Activists also decry its use because it’s been shown to be biased and inaccurate. As many as 10 individuals, most of them Black, have been wrongfully arrested because of a false facial recognition match. In one recent misidentification, a U.S. citizen was detained for 30 hours after ICE claimed his biometric information indicated he was an “unauthorized alien.” Nate Wessler, deputy director with the ACLU’s Speech, Privacy and Technology Project, warned about the consequences of facial recognition providing false results during anti-ICE protests because of “retaliatory law enforcement activity.” ICE didn’t respond to a request for comment.
One of the government’s primary facial recognition contractors is Clearview AI, a controversial Peter Thiel-backed company valued at $130 million that compares images to a vast database of people’s faces scraped from the web without their knowledge. Because of that lack of consent, Clearview has been fined over $50 million by regulators in the U.K. and Europe. The FBI has long been a customer, with over $500,000 worth of contracts. According to a previously reported $10 million contract with Clearview, ICE uses it to “identify victims and offenders in child sexual exploitation cases and assaults against law enforcement officers.”
Earlier this week, the DHS confirmed both ICE and CBP are using Clearview in a newly published database of its AI tools. DHS said CBP is using facial recognition to identify “individuals who may be linked to national security threats or transnational criminal organizations,” adding that it will not take enforcement action on a lead alone. Clearview did not respond to a comment request.
ICE field agents are using a different facial recognition app called Mobile Fortify. Footage posted online shows ICE agents holding up their phones to individuals’ faces, which are then compared to images of undocumented immigrants. According to the DHS database, Mobile Fortify “utilizes CBP’s facial comparison or DHS’s fingerprint matching to quickly verify subjects of interest during operations.”
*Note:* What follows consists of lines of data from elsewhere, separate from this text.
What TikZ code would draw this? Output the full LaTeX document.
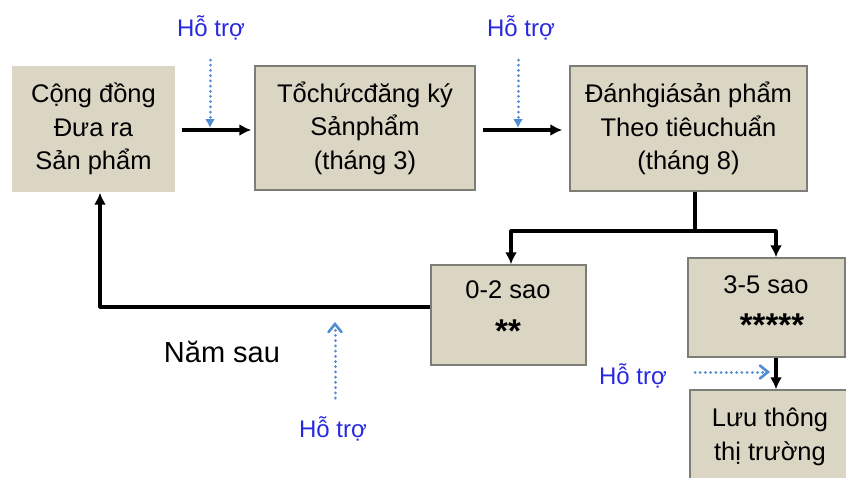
\documentclass[tikz,border=0pt]{standalone}
\usepackage{fontspec}
\setmainfont{Liberation Sans}
\usetikzlibrary{arrows.meta}
\definecolor{boxfill}{RGB}{219,214,196}
\definecolor{boxline}{RGB}{125,125,120}
\definecolor{helpblue}{RGB}{40,40,225}
\definecolor{dotblue}{RGB}{80,140,210}
\begin{document}
\begin{tikzpicture}[x=1pt,y=-1pt,
  stagebox/.style={fill=boxfill,draw=boxline,line width=1.4pt,align=center,
    inner sep=0pt,font=\fontsize{25.5}{33.5}\selectfont},
  boxtext/.style={align=center,inner sep=0pt,font=\fontsize{25.5}{33.5}\selectfont},
  stars/.style={inner sep=0pt,font=\fontsize{33}{33}\selectfont\bfseries},
  flow/.style={line width=3.2pt,line join=round,-{Latex[length=12pt,width=12pt]}},
  plainline/.style={line width=3.2pt},
  dots/.style={dotblue,line width=3pt,line cap=round,dash pattern=on 0.01pt off 5.2pt},
  helpdown/.style={dots,-{Latex[length=9pt,width=10pt,line cap=butt]}},
  helpopen/.style={dots,-{Straight Barb[length=8pt,width=13pt,line width=2.6pt,line cap=round]}},
  helpnote/.style={text=helpblue,font=\fontsize{24}{28}\selectfont},
  plaintext/.style={font=\fontsize{29}{33}\selectfont}]
\useasboundingbox (0,0) rectangle (846,477);
\clip (0,0) rectangle (846,477);

% stages
\node[stagebox,draw=none,minimum width=163pt,minimum height=126pt] (com) at (93.5,129)
  {\rule{0pt}{2pt}Cộng đồng\\Đưa ra\\Sản phẩm};
\node[stagebox,minimum width=220pt,minimum height=124pt] (reg) at (365,128)
  {\rule{0pt}{2pt}Tổchứcđăng ký\\Sảnphẩm\\(tháng 3)};
\node[stagebox,minimum width=237pt,minimum height=125pt] (eval) at (688.5,128.5)
  {\rule{0pt}{2pt}Đánhgiásản phẩm\\Theo tiêuchuẩn\\(tháng 8)};
\node[stagebox,minimum width=155pt,minimum height=100pt] (low) at (508.5,315) {};
\node[stagebox,minimum width=157pt,minimum height=99pt] (high) at (766.5,307.5) {};
\node[stagebox,minimum width=160pt,minimum height=94pt] (market) at (770,437)
  {Lưu thông\\thị trường};

% ratings
\node[boxtext] (lowtitle) at (508,290) {0-2 sao};
\node[stars] (lowstars) at (508,331) {**};
\node[boxtext] (hightitle) at (766,285) {3-5 sao};
\node[stars] (highstars) at (772,325) {*****};

% labels
\node[helpnote] (h1) at (211,28) {Hỗ trợ};
\node[helpnote] (h2) at (521,28) {Hỗ trợ};
\node[helpnote] (h3) at (333,429) {Hỗ trợ};
\node[helpnote] (h4) at (633,376) {Hỗ trợ};
\node[plaintext] (next) at (222,352) {Năm sau};

% main flow
\draw[flow,shorten <=6pt,shorten >=3pt] (com.east |- 0,130) -- (reg.west |- 0,130);
\draw[flow,shorten <=7pt,shorten >=7pt] (reg.east |- 0,130) -- (eval.west |- 0,130);
\coordinate (split) at (695,231);
\draw[plainline] (eval.south -| split) -- (split);
\draw[flow] (split) -| (low.north -| 511,0);
\draw[flow] (split) -| (high.north -| 776,0);
\draw[flow] (low.west |- 0,307) -| (com.south -| 100,0);
\draw[flow] (high.south -| 776,0) -- (market.north -| 776,0);

% support inputs
\coordinate (s1) at (210,60);
\coordinate (s2) at (518,60);
\coordinate (s3) at (335,398);
\coordinate (s4) at (695,372);
\draw[helpdown] (s1) -- (210,128);
\draw[helpdown] (s2) -- (518,128);
\draw[helpopen] (s3) -- (335,322);
\draw[helpopen] (s4) -- (770,372);
\end{tikzpicture}
\end{document}
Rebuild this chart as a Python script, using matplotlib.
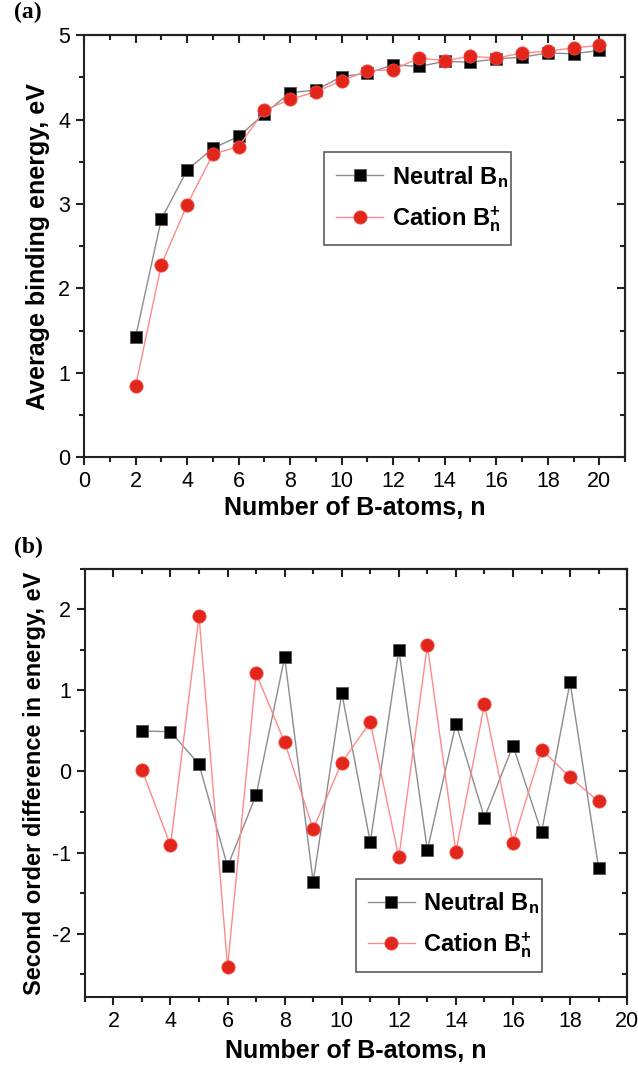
import matplotlib
matplotlib.use('Agg')
import matplotlib.pyplot as plt
from matplotlib.ticker import MultipleLocator

# cluster sizes
n_a = list(range(2, 21))
n_b = list(range(3, 20))

# average binding energy, eV
eb_neutral = [1.42, 2.82, 3.40, 3.66, 3.80, 4.07, 4.32, 4.35, 4.51, 4.55,
              4.65, 4.63, 4.69, 4.68, 4.72, 4.74, 4.79, 4.78, 4.82]
eb_cation = [0.84, 2.28, 2.99, 3.59, 3.68, 4.11, 4.24, 4.33, 4.46, 4.58,
             4.59, 4.73, 4.70, 4.75, 4.73, 4.79, 4.81, 4.85, 4.88]

# second order difference in energy, eV
d2_neutral = [0.50, 0.49, 0.09, -1.17, -0.29, 1.41, -1.36, 0.97, -0.87, 1.50,
              -0.97, 0.59, -0.57, 0.32, -0.75, 1.10, -1.19]
d2_cation = [0.02, -0.91, 1.92, -2.41, 1.21, 0.36, -0.71, 0.11, 0.61, -1.06,
             1.56, -0.99, 0.83, -0.88, 0.27, -0.07, -0.37]

sans = 'Liberation Sans'
plt.rcParams['font.family'] = [sans, 'DejaVu Sans']
plt.rcParams['axes.unicode_minus'] = False
plt.rcParams['mathtext.fontset'] = 'custom'
plt.rcParams['mathtext.rm'] = sans + ':bold'
plt.rcParams['mathtext.bf'] = sans + ':bold'
plt.rcParams['mathtext.it'] = sans + ':bold'

lab_n = r'Neutral B$_{\mathbf{n}}$'
lab_c = r'Cation B$_{\mathbf{n}}^{\mathbf{+}}$'

fig = plt.figure(figsize=(6.38, 10.68), dpi=100)
ax1 = fig.add_axes([0.1317, 0.572, 0.848, 0.395])
ax2 = fig.add_axes([0.133, 0.0665, 0.850, 0.401])


def style(ax, xmaj, ymaj, ymin):
    for s in ax.spines.values():
        s.set_linewidth(1.5)
        s.set_color('#222222')
    ax.xaxis.set_major_locator(MultipleLocator(xmaj))
    ax.xaxis.set_minor_locator(MultipleLocator(1))
    ax.yaxis.set_major_locator(MultipleLocator(ymaj))
    ax.yaxis.set_minor_locator(MultipleLocator(ymin))
    ax.tick_params(which='both', direction='out', top=False, right=False,
                   width=1.5, color='#222222', labelsize=15.5)
    ax.tick_params(which='major', length=6, pad=4)
    ax.tick_params(which='minor', length=3.5)
    # inward ticks on the top and right edges
    top = ax.secondary_xaxis('top')
    top.xaxis.set_major_locator(MultipleLocator(xmaj))
    top.xaxis.set_minor_locator(MultipleLocator(1))
    top.tick_params(which='both', direction='in', labeltop=False, width=1.5, color='#222222')
    top.tick_params(which='major', length=6)
    top.tick_params(which='minor', length=3.5)
    right = ax.secondary_yaxis('right')
    right.yaxis.set_major_locator(MultipleLocator(ymaj))
    right.yaxis.set_minor_locator(MultipleLocator(ymin))
    right.tick_params(which='both', direction='in', labelright=False, width=1.5, color='#222222')
    right.tick_params(which='major', length=6)
    right.tick_params(which='minor', length=3.5)
    for sec in (top, right):
        for s in sec.spines.values():
            s.set_linewidth(1.5)
            s.set_color('#222222')


def draw(ax, x, yn, yc):
    ax.plot(x, yn, color='#8c8c8c', lw=1.0, marker='s', ms=8,
            mfc='black', mec='#555555', mew=0.6, label=lab_n, zorder=3)
    ax.plot(x, yc, color='#ff8a8a', lw=1.0, marker='o', ms=9.5,
            mfc='#e3261c', mec='#f04a40', mew=0.6, label=lab_c, zorder=4)


def legend(ax, box):
    leg = ax.legend(loc='lower left', bbox_to_anchor=box, mode='expand',
                    fontsize=17, frameon=True, fancybox=False,
                    edgecolor='#333333', handlelength=2.0, handletextpad=0.35,
                    borderaxespad=0, labelspacing=0.6, borderpad=0.5)
    leg.get_frame().set_linewidth(1.2)
    for t in leg.get_texts():
        t.set_fontweight('bold')


# (a) average binding energy
draw(ax1, n_a, eb_neutral, eb_cation)
ax1.set_xlim(0, 21)
ax1.set_ylim(0, 5)
style(ax1, 2, 1, 0.5)
ax1.set_xlabel('Number of B-atoms, n', fontsize=18, fontweight='bold', labelpad=3)
ax1.set_ylabel('Average binding energy, eV', fontsize=18, fontweight='bold', labelpad=6)
legend(ax1, (0.444, 0.502, 0.345, 0.221))

# (b) second order difference
draw(ax2, n_b, d2_neutral, d2_cation)
ax2.set_xlim(1, 20)
ax2.set_ylim(-2.78, 2.5)
style(ax2, 2, 1, 0.5)
ax2.set_xlabel('Number of B-atoms, n', fontsize=18, fontweight='bold', labelpad=5)
ax2.set_ylabel('Second order difference in energy, eV', fontsize=17, fontweight='bold', labelpad=4)
legend(ax2, (0.50, 0.058, 0.343, 0.220))

fig.text(0.022, 0.988, '(a)', family='Liberation Serif', fontweight='bold',
         fontsize=17, va='center', ha='left')
fig.text(0.022, 0.487, '(b)', family='Liberation Serif', fontweight='bold',
         fontsize=17, va='center', ha='left')

fig.savefig('out.png', dpi=100)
In November, Senator Edward Markey (D-Mass.) demanded that ICE stop using Mobile Fortify in a letter to the agency’s acting director Todd Lyons. “This type of on-demand surveillance threatens the privacy and free speech rights of everyone in the United States, especially when weaponized against protesters and anyone who speaks out against the federal government’s policies,” Markey wrote.
The app is made by $50 billion market cap Japanese tech giant NEC Corporation, which sells a vast array of networking and IT equipment outside of its surveillance business, according to the DHS (as first reported by Wired). Mobile Fortify isn’t always accurate. In one case reported by 404 Media, a woman’s face was scanned only to return two different and incorrect names, per a CBP officer’s testimony.